### Task objective
Each line from the top of the listing through the one holding "const gcArrowTo=[2.8e-14,1.74e-14,1.39e-14];" should be restated word for word, with nothing added and no pictures.

# # # # # # #

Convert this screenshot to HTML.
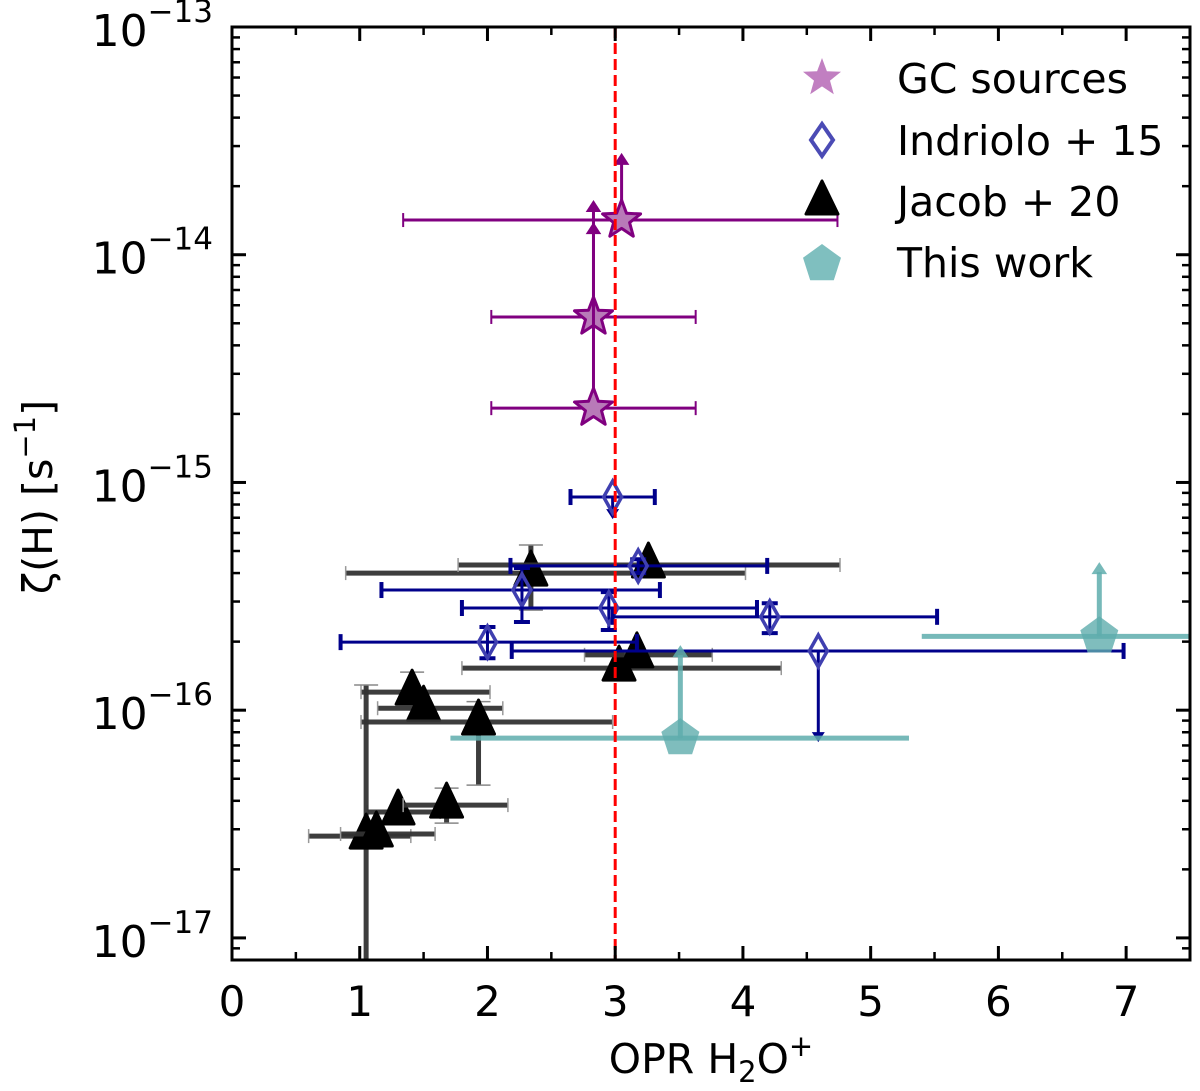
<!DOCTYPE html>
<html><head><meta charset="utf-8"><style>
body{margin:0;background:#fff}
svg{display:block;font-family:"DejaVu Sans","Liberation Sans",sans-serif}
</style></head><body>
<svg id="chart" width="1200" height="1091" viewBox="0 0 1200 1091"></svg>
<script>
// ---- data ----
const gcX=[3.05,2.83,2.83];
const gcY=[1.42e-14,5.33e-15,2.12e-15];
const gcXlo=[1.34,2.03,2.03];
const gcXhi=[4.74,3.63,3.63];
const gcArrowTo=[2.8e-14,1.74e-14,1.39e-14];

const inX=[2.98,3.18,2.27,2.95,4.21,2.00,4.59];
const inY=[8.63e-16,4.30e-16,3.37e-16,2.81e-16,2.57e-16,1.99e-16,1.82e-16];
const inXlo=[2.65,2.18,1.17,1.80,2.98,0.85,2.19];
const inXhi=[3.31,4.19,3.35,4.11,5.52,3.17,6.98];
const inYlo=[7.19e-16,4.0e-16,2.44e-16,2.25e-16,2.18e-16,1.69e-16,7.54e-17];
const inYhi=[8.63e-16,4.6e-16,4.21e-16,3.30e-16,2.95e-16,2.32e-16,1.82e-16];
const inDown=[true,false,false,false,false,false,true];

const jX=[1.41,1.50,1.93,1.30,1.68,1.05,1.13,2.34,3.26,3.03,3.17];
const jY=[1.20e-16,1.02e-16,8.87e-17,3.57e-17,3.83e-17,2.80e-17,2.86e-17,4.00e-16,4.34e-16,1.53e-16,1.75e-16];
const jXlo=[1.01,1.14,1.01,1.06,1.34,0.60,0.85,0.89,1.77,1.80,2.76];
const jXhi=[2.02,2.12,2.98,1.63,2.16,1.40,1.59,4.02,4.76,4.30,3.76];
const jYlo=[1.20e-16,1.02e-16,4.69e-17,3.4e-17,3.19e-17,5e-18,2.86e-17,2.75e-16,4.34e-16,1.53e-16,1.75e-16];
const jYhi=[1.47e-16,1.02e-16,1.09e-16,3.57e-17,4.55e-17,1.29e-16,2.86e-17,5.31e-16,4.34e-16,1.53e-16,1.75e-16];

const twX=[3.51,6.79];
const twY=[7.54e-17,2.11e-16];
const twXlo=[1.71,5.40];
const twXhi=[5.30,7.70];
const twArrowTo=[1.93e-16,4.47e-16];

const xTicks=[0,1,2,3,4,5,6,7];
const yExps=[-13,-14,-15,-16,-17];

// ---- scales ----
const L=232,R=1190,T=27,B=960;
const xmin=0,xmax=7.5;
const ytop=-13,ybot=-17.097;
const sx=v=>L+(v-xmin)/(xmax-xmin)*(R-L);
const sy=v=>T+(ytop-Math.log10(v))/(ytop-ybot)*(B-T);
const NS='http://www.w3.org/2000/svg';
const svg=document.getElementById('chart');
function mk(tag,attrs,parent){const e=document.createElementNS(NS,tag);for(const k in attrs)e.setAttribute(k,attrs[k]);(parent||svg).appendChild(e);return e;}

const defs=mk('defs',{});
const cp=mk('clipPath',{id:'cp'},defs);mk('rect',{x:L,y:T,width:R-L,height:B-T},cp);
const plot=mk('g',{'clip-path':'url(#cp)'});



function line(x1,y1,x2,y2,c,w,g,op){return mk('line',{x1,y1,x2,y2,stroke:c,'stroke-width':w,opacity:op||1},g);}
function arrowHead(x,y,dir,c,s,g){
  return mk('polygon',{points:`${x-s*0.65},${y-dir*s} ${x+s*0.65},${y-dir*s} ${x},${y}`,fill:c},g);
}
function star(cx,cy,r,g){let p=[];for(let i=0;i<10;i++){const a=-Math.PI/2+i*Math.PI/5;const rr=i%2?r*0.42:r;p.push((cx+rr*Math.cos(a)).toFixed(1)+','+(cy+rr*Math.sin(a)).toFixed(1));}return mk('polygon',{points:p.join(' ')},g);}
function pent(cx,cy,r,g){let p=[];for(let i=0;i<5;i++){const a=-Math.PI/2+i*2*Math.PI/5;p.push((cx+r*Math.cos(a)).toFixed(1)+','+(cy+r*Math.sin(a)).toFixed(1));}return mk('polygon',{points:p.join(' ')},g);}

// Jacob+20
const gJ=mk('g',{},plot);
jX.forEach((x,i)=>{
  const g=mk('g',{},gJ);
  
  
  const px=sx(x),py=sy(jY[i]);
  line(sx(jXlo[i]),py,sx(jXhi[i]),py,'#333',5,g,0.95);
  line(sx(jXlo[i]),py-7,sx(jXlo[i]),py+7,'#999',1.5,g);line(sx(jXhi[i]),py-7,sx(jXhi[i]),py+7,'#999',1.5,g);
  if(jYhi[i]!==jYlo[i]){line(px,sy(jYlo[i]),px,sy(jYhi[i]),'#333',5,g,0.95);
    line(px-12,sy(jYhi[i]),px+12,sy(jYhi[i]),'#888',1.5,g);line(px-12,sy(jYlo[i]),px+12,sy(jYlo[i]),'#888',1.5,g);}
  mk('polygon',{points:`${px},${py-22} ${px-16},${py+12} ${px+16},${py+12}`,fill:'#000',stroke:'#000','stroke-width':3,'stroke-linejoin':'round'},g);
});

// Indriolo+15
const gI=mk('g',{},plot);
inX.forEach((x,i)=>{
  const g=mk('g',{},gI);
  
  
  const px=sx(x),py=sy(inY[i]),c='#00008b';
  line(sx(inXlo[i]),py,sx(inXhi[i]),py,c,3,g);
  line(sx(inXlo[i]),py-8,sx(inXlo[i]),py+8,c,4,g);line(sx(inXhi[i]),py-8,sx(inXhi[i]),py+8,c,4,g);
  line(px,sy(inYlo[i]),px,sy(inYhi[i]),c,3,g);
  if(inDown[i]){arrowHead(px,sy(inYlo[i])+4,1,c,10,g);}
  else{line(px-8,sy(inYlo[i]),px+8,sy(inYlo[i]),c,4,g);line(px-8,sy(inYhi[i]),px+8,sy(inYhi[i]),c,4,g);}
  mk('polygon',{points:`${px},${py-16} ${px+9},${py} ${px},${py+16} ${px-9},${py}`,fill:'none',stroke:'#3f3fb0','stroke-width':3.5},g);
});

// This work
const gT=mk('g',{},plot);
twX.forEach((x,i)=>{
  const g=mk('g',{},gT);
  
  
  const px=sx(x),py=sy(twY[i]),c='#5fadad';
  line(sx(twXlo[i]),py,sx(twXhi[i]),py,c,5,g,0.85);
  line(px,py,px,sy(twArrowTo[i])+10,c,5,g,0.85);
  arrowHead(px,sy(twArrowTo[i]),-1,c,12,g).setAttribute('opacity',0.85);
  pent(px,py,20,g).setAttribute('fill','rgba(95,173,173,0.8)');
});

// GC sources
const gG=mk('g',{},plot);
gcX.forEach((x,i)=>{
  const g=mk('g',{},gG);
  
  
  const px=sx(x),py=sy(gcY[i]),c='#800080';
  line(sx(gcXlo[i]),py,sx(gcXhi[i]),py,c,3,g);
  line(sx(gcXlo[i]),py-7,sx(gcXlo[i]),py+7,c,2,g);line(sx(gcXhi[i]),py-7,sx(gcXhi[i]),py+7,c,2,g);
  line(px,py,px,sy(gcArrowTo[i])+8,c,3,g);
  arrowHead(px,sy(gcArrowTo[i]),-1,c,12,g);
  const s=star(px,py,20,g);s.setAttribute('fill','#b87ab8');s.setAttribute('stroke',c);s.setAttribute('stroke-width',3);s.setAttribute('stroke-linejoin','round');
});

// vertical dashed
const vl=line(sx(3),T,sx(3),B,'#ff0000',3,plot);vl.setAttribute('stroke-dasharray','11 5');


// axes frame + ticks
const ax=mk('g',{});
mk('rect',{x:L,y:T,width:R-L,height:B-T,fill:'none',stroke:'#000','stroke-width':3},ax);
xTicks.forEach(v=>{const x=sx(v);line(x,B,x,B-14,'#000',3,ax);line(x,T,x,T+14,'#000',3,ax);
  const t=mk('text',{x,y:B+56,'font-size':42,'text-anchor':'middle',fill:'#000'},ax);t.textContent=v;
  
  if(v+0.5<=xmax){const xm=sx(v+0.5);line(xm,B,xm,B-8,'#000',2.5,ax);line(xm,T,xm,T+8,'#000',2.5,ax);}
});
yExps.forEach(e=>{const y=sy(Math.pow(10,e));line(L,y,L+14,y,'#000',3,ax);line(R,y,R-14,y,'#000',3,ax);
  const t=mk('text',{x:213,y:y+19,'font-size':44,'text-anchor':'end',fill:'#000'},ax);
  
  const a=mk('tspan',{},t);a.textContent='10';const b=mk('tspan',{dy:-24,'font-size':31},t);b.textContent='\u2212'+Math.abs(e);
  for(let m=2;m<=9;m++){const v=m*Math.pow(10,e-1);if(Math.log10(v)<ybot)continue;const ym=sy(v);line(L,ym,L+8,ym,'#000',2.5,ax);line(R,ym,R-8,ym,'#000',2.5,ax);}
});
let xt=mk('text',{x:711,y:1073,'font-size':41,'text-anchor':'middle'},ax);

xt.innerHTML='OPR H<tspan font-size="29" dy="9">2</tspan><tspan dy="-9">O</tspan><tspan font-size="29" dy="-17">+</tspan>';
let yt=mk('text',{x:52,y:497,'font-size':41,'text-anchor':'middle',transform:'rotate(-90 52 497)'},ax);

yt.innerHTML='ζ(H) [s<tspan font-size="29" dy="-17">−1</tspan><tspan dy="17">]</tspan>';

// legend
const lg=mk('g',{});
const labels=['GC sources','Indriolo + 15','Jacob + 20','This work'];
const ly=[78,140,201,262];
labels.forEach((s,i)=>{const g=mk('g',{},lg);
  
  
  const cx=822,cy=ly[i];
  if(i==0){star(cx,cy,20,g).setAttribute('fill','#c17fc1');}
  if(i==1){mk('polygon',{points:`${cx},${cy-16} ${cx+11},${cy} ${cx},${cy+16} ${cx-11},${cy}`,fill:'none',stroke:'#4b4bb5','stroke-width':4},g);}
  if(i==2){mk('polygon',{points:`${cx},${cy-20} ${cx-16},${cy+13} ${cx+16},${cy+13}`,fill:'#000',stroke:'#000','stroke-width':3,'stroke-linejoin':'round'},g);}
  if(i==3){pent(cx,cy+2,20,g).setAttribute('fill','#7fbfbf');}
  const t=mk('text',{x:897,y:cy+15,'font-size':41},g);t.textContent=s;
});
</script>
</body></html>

# # # # # # #

### Completed exercise
Convert this screenshot to HTML.
<!DOCTYPE html>
<html><head><meta charset="utf-8"><style>
body{margin:0;background:#fff}
svg{display:block;font-family:"DejaVu Sans","Liberation Sans",sans-serif}
</style></head><body>
<svg id="chart" width="1200" height="1091" viewBox="0 0 1200 1091"></svg>
<script>
// ---- data ----
const gcX=[3.05,2.83,2.83];
const gcY=[1.42e-14,5.33e-15,2.12e-15];
const gcXlo=[1.34,2.03,2.03];
const gcXhi=[4.74,3.63,3.63];
const gcArrowTo=[2.8e-14,1.74e-14,1.39e-14];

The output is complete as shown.